Supervised Laser-speckle Image Sampling of Skin Tissue to Detect Very Early Stage of Diabetes by Its Effects on Skin Subcellular Properties

Abstract

Objective: This paper investigates the effectiveness of a multi-disciplinary system based on laser speckle image sampling, image texture analysis, and artificial intelligence (AI), applied to the early detection of diabetes disease. The main objective is to develop an optimized unified technique to exploit the cellular form of skin structure and its low-level interaction with a specific laser light at critical wavelength which generates laser speckle effect to characterize sub-skin subtle cellular changes. This goal is achieved by the classification process which leads to detecting the presence of diabetes non-invasively from skin properties. Methods: With the latest developments in AI, laser-optics and laser speckle imaging technologies, it could be possible to optimize laser light parameters such as its wavelength, energy level, and its laser speckle image texture measures to achieve this goal.
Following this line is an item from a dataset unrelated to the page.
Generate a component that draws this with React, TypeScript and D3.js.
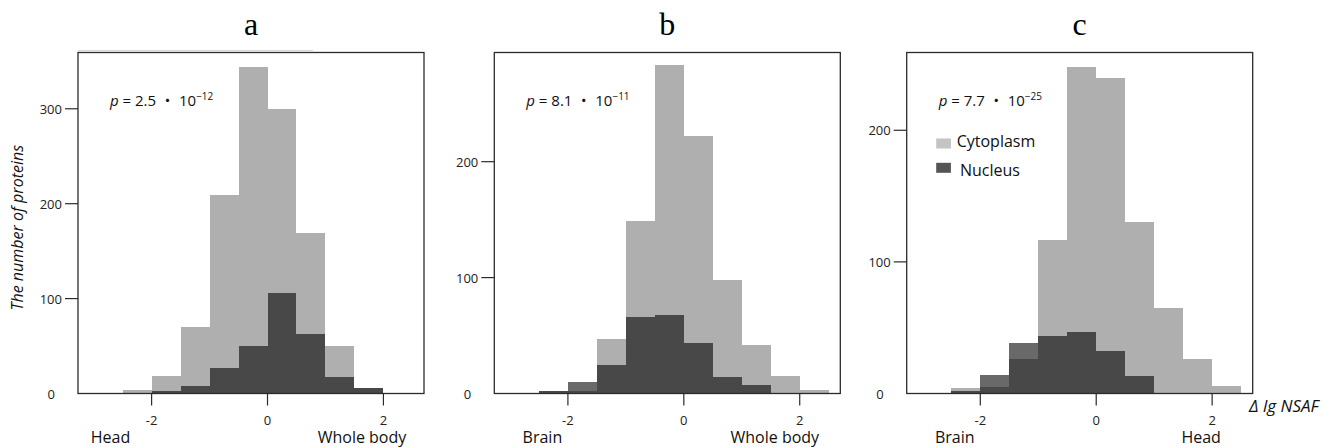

In the proposed work, such interdisciplinary techniques were demonstrated, which normally would not be possible by earlier conventional methods due to the lack of such optimized combinations. Results: Through the optimization of system parameters in laser-optic components, AI utilities, and texture analysis methods, it is possible to obtain up to 90% classification accuracy to identify normal and diabetes affected skin groups. Conclusion: The new approach is potentially more effective than the classical skin glucose level observation because of its optimized combination of laser physics and AI techniques. Additionally, it allows non-expert individuals to perform more frequent skin tissue tests for an early detection of diabetes. Cost effectiveness, which is another target for the proposed system, has also been justified by using low-cost system components, such as a very low-power laser source and normal digital camera.